`History Factory' Turns Company Lore Into Profit
BRUCE WEINDRUCH owns an unusual factory in Washington D.C. His three-story "factory" does not produce cars or toys or spaghetti. It turns out business histories for some of the nation's major corporations.
Mr. Weindruch, who founded the History Factory in 1979, maintains archives for 18 companies, produces books and videos for corporate anniversaries, and consults on history.
Last year his firm generated $3 million in sales, up from $2 million in 1991. He has more than 80 clients, including Brooks Brothers, Marriott Inc., and the Gillette Company.
"In 1979 I didn't know anything about business or the economy," says Weindruch, a former project designer for the Smithsonian Institution. But "I was always interested in the history of business." When asked by some local companies to do historical projects in the late 1970s, he came up with the idea of opening up his own business.
Some individuals specialize in writing company histories, making corporate documentaries, or helping firms set up their own museums. But, says Weindruch, no one else has combined all these functions under one roof.
Armed with a personal computer, which enabled him to store huge amounts of historical data, he began to knock on the doors of corporations. Unfortunately, at that time companies "were extremely concerned about the economy," he says. "And the last thing that they wanted to hear was about history." But he says some told him, "If you can make our history useful, we'll consider keeping it." A sense of direction
As many companies went through mergers and acquisitions and reduced their work forces in recent years, some firms began to realize that they needed to provide their remaining employees with a sense of direction and stability. The only way to do that was to go back to the company's own history and to find out how similar challenges were faced before, Weindruch says. Corporate history includes "hidden assets" that can be used as effective tools for training new employees, for advertising, and for sharehold er relations, he says.
"History helps us shape the future of our company," says Ronald Culp, spokesman for the 53-year-old Sara Lee Corporation.
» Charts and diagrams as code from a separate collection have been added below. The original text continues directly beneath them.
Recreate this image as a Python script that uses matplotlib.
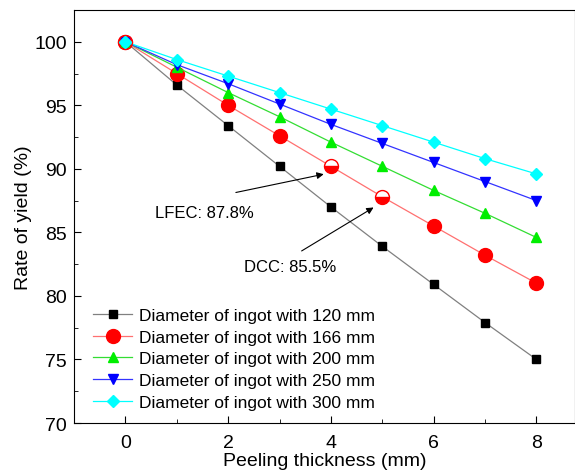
import matplotlib.pyplot as plt
from matplotlib.ticker import MultipleLocator

plt.rcParams['font.family'] = ['Liberation Sans', 'DejaVu Sans']

thickness = [0, 1, 2, 3, 4, 5, 6, 7, 8]
d120 = [100, 96.6, 93.4, 90.2, 87.0, 83.9, 80.9, 77.9, 75.0]
d166 = [100, 97.5, 95.0, 92.6, 90.2, 87.8, 85.5, 83.2, 81.0]
d200 = [100, 98.0, 96.0, 94.1, 92.1, 90.2, 88.3, 86.5, 84.6]
d250 = [100, 98.2, 96.7, 95.1, 93.5, 92.0, 90.5, 89.0, 87.5]
d300 = [100, 98.6, 97.3, 96.0, 94.7, 93.4, 92.1, 90.8, 89.6]
labels = ['Diameter of ingot with 120 mm', 'Diameter of ingot with 166 mm',
          'Diameter of ingot with 200 mm', 'Diameter of ingot with 250 mm',
          'Diameter of ingot with 300 mm']

fig = plt.figure(figsize=(5.75, 4.77), dpi=100)
ax = fig.add_axes([74/575, 1-424/477, 501/575, 413/477])

# 166 mm series: points at 4 and 5 mm are drawn half filled
hl = [4, 5]
ax.plot(thickness, d120, color='gray', lw=0.9, marker='s', ms=5.5,
        mfc='black', mec='black', label=labels[0])
ax.plot(thickness, d166, color='#ff7070', lw=0.9, marker='o', ms=10,
        mfc='red', mec='red', markevery=[0, 1, 2, 3, 6, 7, 8], label=labels[1])
ax.plot([thickness[i] for i in hl], [d166[i] for i in hl], ls='none', marker='o',
        ms=10, mfc='red', mec='red', fillstyle='bottom', markerfacecoloralt='white')
ax.plot(thickness, d200, color='#33dd33', lw=0.9, marker='^', ms=7.5,
        mfc='#00ee00', mec='#00ee00', label=labels[2])
ax.plot(thickness, d250, color='#3333ff', lw=0.9, marker='v', ms=7.5,
        mfc='blue', mec='blue', label=labels[3])
ax.plot(thickness, d300, color='cyan', lw=0.9, marker='D', ms=6.5,
        mfc='cyan', mec='cyan', label=labels[4])
# red outline on the first point like the original
ax.plot([0], [100], ls='none', marker='o', ms=10, mfc='none', mec='red', mew=1)
ax.plot([0], [100], ls='none', marker='D', ms=6.5, mfc='cyan', mec='cyan')

arrow = dict(arrowstyle='-|>', color='black', lw=0.8, mutation_scale=10,
             shrinkA=0, shrinkB=0)
ax.annotate('', xy=(3.86, 89.58), xytext=(2.15, 88.14), arrowprops=arrow)
ax.text(0.58, 86.56, 'LFEC: 87.8%', fontsize=12, ha='left', va='center')
ax.annotate('', xy=(4.83, 86.96), xytext=(3.43, 83.54), arrowprops=arrow)
ax.text(2.31, 82.3, 'DCC: 85.5%', fontsize=12, ha='left', va='center')

ax.set_xlim(-1, 8.75)
ax.set_ylim(70, 102.5)
ax.xaxis.set_major_locator(MultipleLocator(2))
ax.xaxis.set_minor_locator(MultipleLocator(1))
ax.yaxis.set_major_locator(MultipleLocator(5))
ax.yaxis.set_minor_locator(MultipleLocator(2.5))
ax.tick_params(which='both', direction='in', labelsize=14)
ax.tick_params(which='major', length=5, pad=5)
ax.tick_params(axis='x', which='major', pad=8)
ax.tick_params(which='minor', length=3)
ax.set_xlabel('Peeling thickness (mm)', fontsize=14, labelpad=1)
ax.set_ylabel('Rate of yield (%)', fontsize=14, labelpad=2)

ax.legend(loc='lower left', frameon=False, fontsize=12.5, handlelength=2.25,
          handletextpad=0.42, labelspacing=0.38, borderaxespad=0.35,
          bbox_to_anchor=(0.012, 0.0))

plt.savefig('out.png')
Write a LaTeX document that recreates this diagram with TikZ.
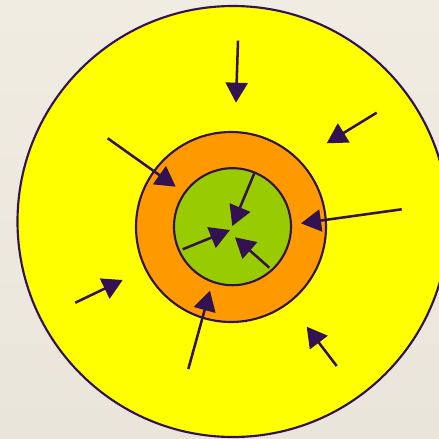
\documentclass[tikz,border=0pt]{standalone}
\usetikzlibrary{arrows.meta}
\definecolor{ink}{RGB}{50,18,80}
\definecolor{bgtop}{RGB}{240,236,226}
\definecolor{bgbot}{RGB}{233,229,219}
\definecolor{ylw}{RGB}{255,255,0}
\definecolor{org}{RGB}{255,153,0}
\definecolor{grn}{RGB}{153,204,0}
\tikzset{
  ring/.style={circle,draw=ink,line width=1.6pt,inner sep=0pt,minimum size=#1},
  flow/.style={draw=ink,line width=1.9pt,-{Triangle[length=15pt,width=16.5pt]}}
}
\begin{document}
\begin{tikzpicture}[x=0.75pt,y=-0.75pt]
\useasboundingbox (0,0) rectangle (439,439);
\clip (0,0) rectangle (439,439);
\shade[top color=bgtop,bottom color=bgbot] (0,0) rectangle (439,439);
\node[ring=431*0.75pt,fill=ylw] (outer) at (233,221.5) {};
\node[ring=190*0.75pt,fill=org] (mid) at (231,227) {};
\node[ring=117*0.75pt,fill=grn] (core) at (232.5,226.7) {};
% outer arrows
\coordinate (a1s) at (238,40.7);   \coordinate (a1e) at (236,102.7);
\coordinate (a2s) at (376.7,112.7); \coordinate (a2e) at (326.7,143.3);
\coordinate (a3s) at (107.7,138.3); \coordinate (a3e) at (175.7,186.7);
\coordinate (a4s) at (401.7,209.3); \coordinate (a4e) at (301,223.3);
\coordinate (a5s) at (75.3,302.7);  \coordinate (a5e) at (122.7,280);
\coordinate (a6s) at (188.3,369);   \coordinate (a6e) at (210,290.7);
\coordinate (a7s) at (336.7,366);   \coordinate (a7e) at (306.7,326.7);
% inner arrows
\coordinate (b1s) at (254.3,173.3); \coordinate (b1e) at (232.3,226);
\coordinate (b2s) at (182.7,249.3); \coordinate (b2e) at (230,230);
\coordinate (b3s) at (269.3,267.7); \coordinate (b3e) at (235,237.3);
\foreach \n in {a1,a2,a3,a4,a5,a6,a7,b1,b2,b3}
  \draw[flow] (\n s) -- (\n e);
\end{tikzpicture}
\end{document}
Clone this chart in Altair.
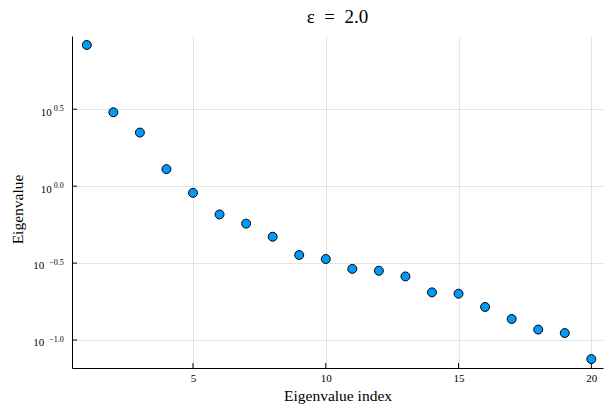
import altair as alt
import pandas as pd

# ---- data ----
index = list(range(1, 21))
eigenvalues = [8.27, 3.02, 2.23, 1.29, 0.905, 0.655, 0.571, 0.469, 0.357, 0.336,
               0.290, 0.282, 0.259, 0.204, 0.200, 0.164, 0.137, 0.117, 0.111, 0.0752]
x_ticks = [5, 10, 15, 20]
y_tick_values = [0.1, 0.316228, 1.0, 3.162278]
y_tick_exponents = ["−1.0", "−0.5", "0.0", "0.5"]
title_text = "ε\u00a0\u00a0=\u00a0\u00a02.0"
x_title = "Eigenvalue index"
y_title = "Eigenvalue"

df = pd.DataFrame({"index": index, "eigenvalue": eigenvalues})
yt = pd.DataFrame({"v": y_tick_values, "exp": y_tick_exponents})
xt = pd.DataFrame({"t": x_ticks})

W, H = 531, 332
FONT = "Liberation Serif"

xscale = alt.Scale(domain=[0.443, 20.44], nice=False, zero=False)
yscale = alt.Scale(type="log", domain=[0.0658, 9.46], nice=False)

x_axis = alt.Axis(values=x_ticks, title=x_title, grid=True, ticks=False,
                  labelFont=FONT, labelFontSize=11, labelColor="black",
                  labelBaseline="alphabetic", labelPadding=13.5,
                  titleFont=FONT, titleFontSize=15.5,
                  titleFontWeight="normal", titleColor="black",
                  titleBaseline="alphabetic", titleY=32,
                  domainColor="black", domainWidth=1,
                  gridColor="black", gridOpacity=0.1, gridWidth=1)
y_axis = alt.Axis(values=y_tick_values, title=y_title, grid=True, ticks=False,
                  labels=False, titleFont=FONT, titleFontSize=15.5,
                  titleFontWeight="normal", titleColor="black",
                  titleX=-50, titleY=173, titleAngle=-90,
                  titleAlign="center", titleBaseline="alphabetic",
                  domainColor="black", domainWidth=1,
                  gridColor="black", gridOpacity=0.1, gridWidth=1)

points = alt.Chart(df).mark_circle(
    size=80, color="#009AFA", stroke="black", strokeWidth=1, opacity=1
).encode(
    x=alt.X("index:Q", scale=xscale, axis=x_axis),
    y=alt.Y("eigenvalue:Q", scale=yscale, axis=y_axis),
)

xtick_marks = alt.Chart(xt).mark_rule(color="black", strokeWidth=1).encode(
    x=alt.X("t:Q", scale=xscale, axis=x_axis),
    y=alt.value(H), y2=alt.value(H - 5),
)
ytick_marks = alt.Chart(yt).mark_rule(color="black", strokeWidth=1).encode(
    y=alt.Y("v:Q", scale=yscale, axis=y_axis),
    x=alt.value(0), x2=alt.value(5),
)

base_pos = alt.Chart(yt).transform_filter("datum.v >= 1").mark_text(
    text="10", align="right", baseline="alphabetic", font=FONT, fontSize=11, dy=6.4,
    color="black"
).encode(y=alt.Y("v:Q", scale=yscale, axis=y_axis), x=alt.value(-20.3))
base_neg = alt.Chart(yt).transform_filter("datum.v < 1").mark_text(
    text="10", align="right", baseline="alphabetic", font=FONT, fontSize=11, dy=6.4,
    color="black"
).encode(y=alt.Y("v:Q", scale=yscale, axis=y_axis), x=alt.value(-27.7))
exps = alt.Chart(yt).mark_text(
    align="right", baseline="alphabetic", font=FONT, fontSize=8, dy=2.0, color="black"
).encode(y=alt.Y("v:Q", scale=yscale, axis=y_axis), x=alt.value(-8.3), text="exp:N")

chart = alt.layer(points, xtick_marks, ytick_marks, base_pos, base_neg, exps).properties(
    width=W, height=H,
    title=alt.TitleParams(title_text, font=FONT, fontSize=19, fontWeight="normal",
                          anchor="middle", frame="group", offset=-6,
                          baseline="alphabetic", color="black"),
    autosize=alt.AutoSizeParams(type="none"),
    padding={"left": 72, "top": 36, "right": 1, "bottom": 37},
).configure_view(stroke=None).configure_title(font=FONT)

chart.save("out.html", embed_options={"renderer": "svg", "actions": False})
Quite often, he says, Sara Lee uses statements from its founder Nathan Cummings or photos of him for promotional purpose. But the firm had a tough time finding those artifacts because of the lack of organized archives. So four years ago, it sent a tractor-trailer load of materials, such as old photos, hand-written minutes, and memorabilia, to the History Factory.
"We had no idea what we were sending them," Mr. Culp laughs.
In the Factory, these items were classified and stored and cataloged on computer. That enables Weindruch to retrieve any historical document in seconds. Sara Lee spends $35,000 to $45,000 a year for the service, but this is much cheaper than having its own archives, Culp notes. "It literally freed up our [expensive] office space in Chicago."
According to the Society of American Archivists, about 150 corporations have their own archives in the US. Weindruch, who charges $550 per linear foot of shelf space to process business documents, says maintaining archives is a major part of his business. On average, this costs a client about $25,000 per year, he says.
At any given moment, his 21 employees are working on 30 to 35 projects. Last year, the History Factory was asked to write a book about Mallinckrodt, a chemical firm in St. Louis, as part of its 125th anniversary celebration. In 1989, the company was split into two separate firms, Mallinckrodt Medical Inc. and Mallinckrodt Specialty Chemicals Company. Weindruch says his staff had to go through the firm's entire past to figure out what history belonged to which company. History in human form
He was given less than six months to finish the project. He also produced a show at the Fox Theater for Mallinckrodt's employees. At the show he hired an actor to portray both the firm's founder and his son. By using the actor, "I brought the founder and the son back to life.... People like to see their history in a human form."
Weindruch says his firm provided background footage for the recent public television series "The Prize: The Epic Quest for Oil, Money & Power." The program also made general use of oral histories.
That's an area for which Weindruch sees great potential. He produces video tapes of oral histories for training new workers.
"No client ever said, `Dig into our history and find all the negative things and make them available to the public,' " Weindruch says. Yet he recommends that his clients not hide the "dark side" of their company's past. For example, a chemical firm was involved with an atomic project in 1940s. Despite current public antinuclear sentiment, at that time the project was considered a patriotic endeavor. Such "negative" events can be put into the right context, he says. "You can't just whitewash history."